プラごみ問題、企業の動きは? 世界の動きからその先のヒントを探る

(※本記事は「グリーンズ」に2024年8月27日付で掲載された記事を、許可を得て掲載しています)

環境保全団体WWFジャパンの「プラスチック・サーキュラー・チャレンジ2025」の様子

「使い捨てプラスチック海洋ゴミの問題について」と聞くと、何を思うでしょうか?ペットボトルは買わないとか、浜辺のゴミ拾いをしている人もいれば、分別はしているという人など、千差万別の反応かもしれません。

使い捨てプラスチックを減らさないといけないという認識は広がりを見せる一方で、それに対応する実際の動きはどうなっているのか。

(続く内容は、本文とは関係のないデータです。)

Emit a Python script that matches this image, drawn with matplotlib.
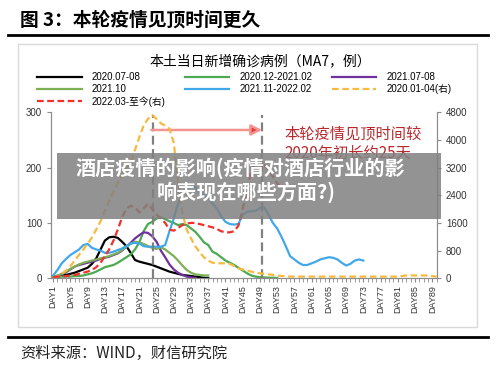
import matplotlib
matplotlib.use("Agg")
import matplotlib.pyplot as plt
from matplotlib.patches import Rectangle
from matplotlib.lines import Line2D
import numpy as np

plt.rcParams['font.family'] = ['Liberation Sans', 'Noto Sans CJK SC']

# 本土当日新增确诊病例 MA7, day index starts at DAY1
black_2020_0708 = [3, 4, 5, 6, 8, 10, 13, 16, 19, 26, 36, 52, 68, 74, 75, 73, 66, 58, 46, 33,
                   30, 28, 26, 24, 21, 18, 15, 12, 10, 8, 6, 5, 4, 3, 2, 1, 0.5]
green_2020_12 = [2, 2, 3, 3, 3, 4, 4, 5, 7, 9, 12, 16, 20, 22, 24, 28, 33, 38, 43, 52,
                 65, 85, 98, 102, 108, 110, 107, 103, 100, 96, 98, 96, 90, 84, 75, 65, 60, 48, 44, 38,
                 32, 28, 24, 19, 14, 9, 5, 3, 2, 1.5, 1, 1, 0.5]
purple_2021_0708 = [2, 4, 7, 11, 16, 21, 24, 26, 28, 30, 32, 35, 37, 39, 42, 45, 50, 57, 64, 72,
                    78, 83, 82, 76, 66, 50, 38, 25, 16, 10, 6, 3, 1.5, 0.5]
olive_2021_10 = [3, 5, 8, 12, 17, 21, 25, 28, 30, 32, 34, 36, 38, 40, 43, 46, 51, 57, 62, 66,
                 65, 62, 58, 55, 53, 56, 52, 46, 40, 32, 23, 15, 10, 7, 6, 5, 5]
blue_2021_11 = [5, 15, 27, 35, 42, 47, 52, 60, 62, 55, 52, 50, 46, 46, 48, 51, 54, 58, 63, 64,
                63, 58, 57, 57, 57, 57, 60, 85, 108, 135, 152, 162, 166, 165, 155, 150, 145, 135, 126, 112,
                102, 98, 97, 98, 115, 120, 121, 122, 127, 128, 115, 100, 90, 75, 58, 40, 34, 28, 24, 24,
                27, 30, 34, 36, 38, 37, 34, 28, 23, 26, 32, 34, 32]
# right axis series
red_2022_03 = np.array([2, 3, 3, 4, 5, 6, 8, 10, 12, 15, 20, 28, 40, 52, 68, 88, 110, 126, 131, 128,
                        119, 126, 135, 125, 115, 108, 100, 88, 86, 91, 96, 99, 100, 100, 98, 96, 94, 92, 89, 85,
                        83, 83, 85, 95, 125, 160, 195, 210, 215, 205, 195, 184, 172, 163]) * 16
yellow_2020_01 = np.array([1, 3, 8, 14, 22, 32, 42, 52, 62, 74, 88, 103, 122, 140, 156, 172, 186, 198, 210, 232,
                           255, 276, 288, 295, 288, 280, 276, 270, 245, 175, 118, 88, 72, 58, 47, 38, 32, 28, 27, 27,
                           27, 26, 22, 18, 16, 14, 12, 10, 9, 8, 7, 6, 5, 4,
                           4, 3, 3, 3, 3, 3, 3, 3, 3, 3, 3, 3, 3, 3, 3, 3, 3, 3, 3, 3,
                           3, 3, 3, 3, 3, 3, 3, 4, 5, 5, 5, 5, 5, 5, 4, 3]) * 16


def days(s):
    return np.arange(1, len(s) + 1)


fig = plt.figure(figsize=(5, 3.73), dpi=100)

# frame / header
fig.add_artist(Rectangle((18 / 500, 1 - 327 / 373), 459 / 500, 283 / 373, transform=fig.transFigure,
                         fill=False, ec='#D9D9D9', lw=1))
fig.add_artist(Line2D([8 / 500, 488 / 500], [1 - 34.5 / 373] * 2, color='black', lw=2))
fig.add_artist(Line2D([8 / 500, 488 / 500], [1 - 336.5 / 373] * 2, color='black', lw=2))
fig.text(20 / 500, 1 - 20 / 373, '图 3：本轮疫情见顶时间更久', fontsize=13.5, weight='bold',
         va='center', ha='left', family=['Noto Sans CJK SC'])
fig.text(20 / 500, 1 - 353 / 373, '资料来源：WIND，财信研究院', fontsize=11, va='center', ha='left',
         color='#222222', family=['Noto Sans CJK SC'])
fig.text(260 / 500, 1 - 61 / 373, '本土当日新增确诊病例（MA7，例）', fontsize=10, va='center', ha='center',
         family=['Noto Sans CJK SC'])

ax = fig.add_axes([0.102, 0.254, 0.772, 0.445])
ax2 = ax.twinx()

lw = 1.6
l1, = ax.plot(days(black_2020_0708), black_2020_0708, color='black', lw=lw, label='2020.07-08')
l2, = ax.plot(days(green_2020_12), green_2020_12, color='#4CAA52', lw=lw, label='2020.12-2021.02')
l3, = ax.plot(days(purple_2021_0708), purple_2021_0708, color='#7030A0', lw=lw, label='2021.07-08')
l4, = ax.plot(days(olive_2021_10), olive_2021_10, color='#7DAF55', lw=lw, label='2021.10')
l5, = ax.plot(days(blue_2021_11), blue_2021_11, color='#41A8EA', lw=lw, label='2021.11-2022.02')
l6, = ax2.plot(days(yellow_2020_01), yellow_2020_01, color='#F7BA3E', lw=lw, ls=(0, (3, 1.6)),
               label='2020.01-04(右)')
l7, = ax2.plot(days(red_2022_03), red_2022_03, color='#F0302A', lw=lw, ls=(0, (3, 1.6)),
               label='2022.03-至今(右)')

ax.vlines([24.2, 49.5], 0, 295, colors='#808080', linestyles=(0, (4, 2)), lw=1.6)
ax.annotate('', xy=(49.5, 268), xytext=(23.8, 268),
            arrowprops=dict(arrowstyle='-|>', ec='#F39490', fc='#E83A33', lw=1.8, mutation_scale=16,
                            shrinkA=0, shrinkB=0))
ax.text(54.6, 243, '本轮疫情见顶时间较\n2020年初长约25天', fontsize=11, color='#B8282C',
        va='center', ha='left', linespacing=1.15, family=['Noto Sans CJK SC'])

ax.set_xlim(0.5, 90.1)
ax.set_ylim(0, 300)
ax2.set_ylim(0, 4800)
ax.set_yticks([0, 100, 200, 300])
ax2.set_yticks(np.arange(0, 4801, 800))
ax.set_xticks(np.arange(1, 90, 4))
ax.set_xticklabels(['DAY%d' % d for d in range(1, 90, 4)], rotation=90)
ax.set_xticks(np.arange(1, 91), minor=True)

for a in (ax, ax2):
    for s in a.spines.values():
        s.set_color('#8C8C8C')
    a.spines['top'].set_visible(False)
ax.tick_params(axis='both', which='both', colors='#8C8C8C', labelcolor='#333333', labelsize=7, length=3)
ax.tick_params(axis='x', which='major', labelsize=6.5, pad=2)
ax2.tick_params(axis='y', colors='#8C8C8C', labelcolor='#333333', labelsize=7, length=3)

handles = [l1, l4, l7, l2, l5, l3, l6]
fig.legend(handles=handles, labels=[h.get_label() for h in handles], ncol=3, frameon=False,
           loc='upper left', bbox_to_anchor=(37 / 500, 1 - 72 / 373), fontsize=7,
           handlelength=4.6, handletextpad=1.0, columnspacing=2.0, labelspacing=0.2, borderpad=0,
           borderaxespad=0)

# watermark banner
fig.add_artist(Rectangle((57 / 500, 1 - 219 / 373), 384 / 500, 66 / 373, transform=fig.transFigure,
                         color='#808080', alpha=0.85, zorder=10, lw=0))
fig.text(240 / 500, 1 - 168 / 373, '酒店疫情的影响(疫情对酒店行业的影', fontsize=14.5, color='white',
         weight='bold', ha='center', va='center', zorder=11, family=['Noto Sans CJK SC'])
fig.text(246 / 500, 1 - 192 / 373, '响表现在哪些方面?)', fontsize=14.5, color='white',
         weight='bold', ha='center', va='center', zorder=11, family=['Noto Sans CJK SC'])

fig.savefig('out.png', dpi=100)
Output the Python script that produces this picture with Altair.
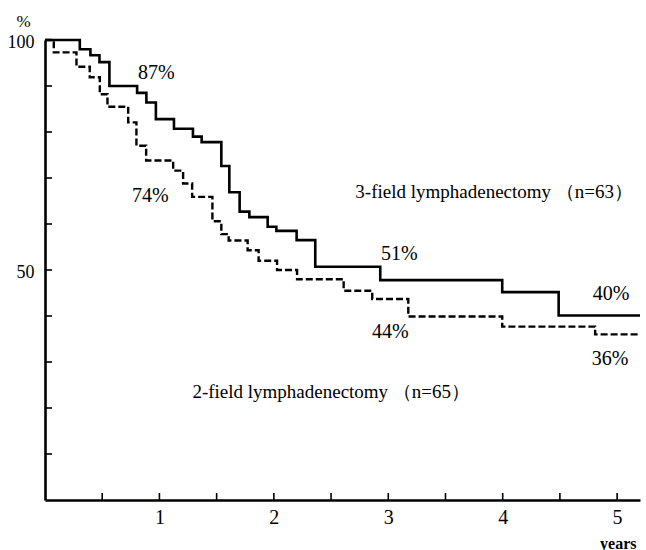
import altair as alt
import pandas as pd

FONT = "Liberation Serif"

# 3-field lymphadenectomy survival curve (years, %)
three_t = [0, 0.304, 0.397, 0.476, 0.563, 0.805, 0.886, 0.969, 1.127, 1.293, 1.369, 1.541,
           1.611, 1.701, 1.786, 1.946, 2.022, 2.199, 2.362, 2.930, 3.996, 4.489, 5.2]
three_s = [100, 98.0, 96.7, 95.2, 90.0, 88.5, 86.4, 82.8, 80.7, 79.0, 77.8, 72.6,
           66.9, 62.7, 61.5, 59.4, 58.5, 56.5, 50.7, 47.8, 45.2, 40.1, 40.1]

# 2-field lymphadenectomy survival curve (years, %)
two_t = [0, 0.077, 0.275, 0.391, 0.479, 0.546, 0.727, 0.799, 0.884, 1.120, 1.207, 1.286,
         1.463, 1.541, 1.605, 1.771, 1.867, 2.028, 2.203, 2.610, 2.860, 3.175, 3.996, 4.808, 5.2]
two_s = [100, 97.3, 94.2, 91.9, 88.2, 85.5, 82.1, 77.0, 73.8, 71.6, 68.8, 65.9,
         60.6, 57.8, 56.4, 54.3, 52.0, 50.0, 48.0, 45.5, 43.7, 39.9, 37.7, 36.0, 36.0]

# percentage annotations
pct_text = ["87%", "74%", "51%", "44%", "40%", "36%"]
pct_t = [0.974, 0.921, 3.096, 3.017, 4.948, 4.939]
pct_s = [92.8, 66.1, 53.5, 36.5, 44.8, 30.7]

# group labels
grp_text = ["3-field lymphadenectomy\u00a0（n=63）",
            "2-field lymphadenectomy\u00a0（n=65）"]
grp_t = [2.712, 1.288]
grp_s = [67.0, 23.5]

# axis ticks and labels
x_label_vals = [1, 2, 3, 4, 5]
x_tick_vals = [0.5, 1, 1.5, 2, 2.5, 3, 3.5, 4, 4.5, 5]
y_label_vals = [50, 100]
y_tick_vals = [10, 20, 30, 40, 50, 60, 70, 80, 90]

df3 = pd.DataFrame({"t": three_t, "s": three_s})
df2 = pd.DataFrame({"t": two_t, "s": two_s})
dfp = pd.DataFrame({"t": pct_t, "s": pct_s, "label": pct_text})
dfg = pd.DataFrame({"t": grp_t, "s": grp_s, "label": grp_text})
dfxt = pd.DataFrame({"t": x_tick_vals})
dfyt = pd.DataFrame({"s": y_tick_vals})

xscale = alt.Scale(domain=[0, 5.2], nice=False, zero=False)
yscale = alt.Scale(domain=[0, 100], nice=False)

x_enc = alt.X("t:Q", scale=xscale, axis=alt.Axis(
    values=x_label_vals, format="d", ticks=False, tickSize=0, grid=False,
    labelPadding=7, labelFontSize=20, labelFont=FONT, labelColor="black",
    domainColor="black", domainWidth=2.6,
    title="years", titleFont=FONT, titleFontSize=16, titleFontWeight="bold",
    titleColor="black", titleX=591, titleY=48, titleAlign="right",
    titleBaseline="alphabetic", titleAnchor="end"))
y_enc = alt.Y("s:Q", scale=yscale, axis=alt.Axis(
    values=y_label_vals, format="d", ticks=False, tickSize=0, grid=False,
    labelPadding=11, labelOffset=2, labelFontSize=18, labelFont=FONT, labelColor="black",
    domainColor="black", domainWidth=2.6,
    title="%", titleFont=FONT, titleFontSize=17, titleFontWeight="normal",
    titleColor="black", titleAngle=0, titleX=-22, titleY=-19,
    titleAlign="center", titleBaseline="middle"))

line3 = alt.Chart(df3).mark_line(
    interpolate="step-after", color="black", strokeWidth=2.6
).encode(x=x_enc, y=y_enc)

line2 = alt.Chart(df2).mark_line(
    interpolate="step-after", color="black", strokeWidth=2.4, strokeDash=[7, 3]
).encode(x=alt.X("t:Q", scale=xscale), y=alt.Y("s:Q", scale=yscale))

xticks = alt.Chart(dfxt).mark_rule(color="black", strokeWidth=1.6).encode(
    x=alt.X("t:Q", scale=xscale), y=alt.value(460), y2=alt.value(453))

yticks = alt.Chart(dfyt).mark_rule(color="black", strokeWidth=1.6).encode(
    y=alt.Y("s:Q", scale=yscale), x=alt.value(0), x2=alt.value(7))

pct = alt.Chart(dfp).mark_text(
    font=FONT, fontSize=20, color="black", align="center", baseline="middle"
).encode(x=alt.X("t:Q", scale=xscale), y=alt.Y("s:Q", scale=yscale), text="label:N")

grp = alt.Chart(dfg).mark_text(
    font=FONT, fontSize=19, color="black", align="left", baseline="middle"
).encode(x=alt.X("t:Q", scale=xscale), y=alt.Y("s:Q", scale=yscale), text="label:N")

chart = alt.layer(line3, line2, xticks, yticks, pct, grp).properties(
    width=595, height=460,
    padding={"left": 45, "top": 40, "right": 6, "bottom": 50},
    autosize=alt.AutoSizeParams(type="none"),
    background="white",
).configure_view(stroke=None)

chart.save("out.html", embed_options={"renderer": "svg", "actions": False})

気になっているのは私だけでないはずです。そこで世界を見渡してみると、プラスチックフリーな経済社会にシフトしようとする動きも進んでいます。

まずは少し振り返ってみましょう。2018年、主要7ヶ国首脳会議(G7)にて「海洋プラスチック憲章」が採択されました。ここで日本とアメリカを除く5カ国が署名したことにより、2030年までに全てのプラスチック製品がリユース、リサイクル、または回収可能となることを目指して、各政府と産業界の連携が始まりました。具体的には、環境配慮された代替素材の開発や、レジ袋をはじめとする使い捨てプラスチック製品の使用制限などです。

2019年5月、G20大阪サミットに先立って、日本政府は「プラスチック資源循環戦略」、「海洋プラスチックごみ対策アクションプラン」を策定しました。これをきっかけに日本でも「プラスチックフリー」という概念が広がり始めます。カフェや飲食店のストローが紙製になったり、使い捨てカトラリー類が代替素材になったりという実例も増えていきました。2020年7月からはレジ袋が有料化、2022年4月からは新しい法律「プラスチックに係る資源循環の促進等に関する法律」、通称「プラ新法」が施行されます。このことは以前、こちらの記事でもご紹介しました。

2030年まであと6年足らず。本当に目標達成できるのか

こうして2024年の今、エコバッグやマイボトルの使用も一般的に。でもこのままで本当に、2030年までの目標を達成できるのでしょうか。もっと言えば、「プラスチック汚染」とも言われることがある、使い捨てプラスチックの環境負荷は、本当に解決できるのでしょうか。

すでに多くの人が個々人にできることを実践しているからこそ、本当に問題解決に向かっているのかどうか、疑問が拭えずにいます。

そこで、市販品の容器包装や使い捨てプラスチックの対策に努めるイニシアティブ(※目標に向けて実行される計画)について、最新の傾向を聞いてきました。

サーキュラーエコノミーの概念図
写真:WWFウェブサイトより引用

循環型の経済社会への第一歩は、可能な限り減らすことから

足を運んだ先は、環境保全団体WWFジャパンの呼びかけによって始まった枠組み「プラスチック・サーキュラー・チャレンジ2025」のセミナーです。プラスチック問題を解決するためには、立場の垣根を超えた協力体制が大前提。この枠組みでは、NGO、消費者、企業、官庁など、さまざまな立場からの意見を同じテーブルに乗せることで、プラスチック問題を私たちみんなに共通した問題として解決していくことをめざしています。

将来的にプラスチック製品が循環型(サーキュラー)となるために、まず優先的に取り組むべき課題は、容器包装と、使い捨てプラスチック製品でした。

WWFジャパン プラスチック政策マネージャー・三沢行弘さん「現在、海洋流出しているプラスチックごみの7割が、何かしらの容器や包装、もしくは使い捨てプラスチックです。それならば、まずフォーカスすべきは容器包装・使い捨てプラスチックの解決であると考えています。」